Des mesures de rétorsion potentielles :
Ces pays, subissant le protectionnisme américain, peuvent alors mettre également à leur tour des mesures de rétorsion créant alors une escalade dans la guerre commerciale. Les mesures de rétorsion sont d’abord une augmentation des taxes douanières pour les pays américains. Les Etats-Unis sont le deuxième pays exportateur derrière la Chine, par conséquent, son économie dépend assez fortement de la demande étrangère. La guerre commerciale peut également avoir comme conséquences une guerre monétaire. Tout d’abord, le protectionnisme américain risque d’inciter les pays subissant ces mesures à dévaluer leur monnaie afin de rendre leur production plus compétitive.
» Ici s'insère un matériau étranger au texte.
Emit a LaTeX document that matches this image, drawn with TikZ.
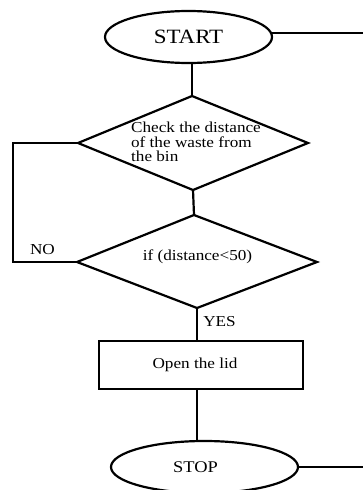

Cette dévaluation (ce qu’a fait par exemple la Chine) risquerait de créer une pression inflationniste à l’échelle mondiale. Par la suite, la Chine a évoqué une mesure qu’elle pourrait appliquer en cas de point de non-retour: il s’agit de l’option nucléaire de la guerre commerciale. En effet, la Chine détient 1000 milliards d’obligation américaines et pourrait les vendre. Cette vente entrainerait une dévaluation massive de l’obligation américaine et une remontée considérable des taux, ce qui limiterait la marge de manoeuvre de la politique économique américaine.
Conclusion :
Ce sytème protectionniste a pour objectif de pénaliser les économies rivalisant avec les Etats-Unis, ces mesures prises par Trump s’inscrivent dans une volonté de préserver les entreprises nationales et d’assurer l’hégémonie américaine sur le plan économique. Ces mesures protectionnistes concerne désormais l’Europe et risque d’impacter la croissance allemande, dont l’économie est relativement dépendante de son excédent commercial. Cependant, ce protectionnisme peut également avoir un impact néfaste pour les consommateurs américains, qui certes sont incités à consommer plus de produits américains, mais à des prix naturellement plus élevés, avec une concurrence moins féroce marquée par la sortie des entreprises étrangères du marché américain. Ce constat risque alors de créer une situation de surproduction où les entreprises sont incitées à produire plus puisque les conditions de marché y sont favorables mais les ménages à consommer moins face à des prix plus élevés. De plus les mesures de rétorsion peuvent faire créer un surplus de tension dans cette guerre, en répondant par une hausse des taxes, ce que fait la Chine avec les produits américains ou en se déresponsabilisant de son rôle de créancier, elle qui détient plus de 1000 milliards de T-bond.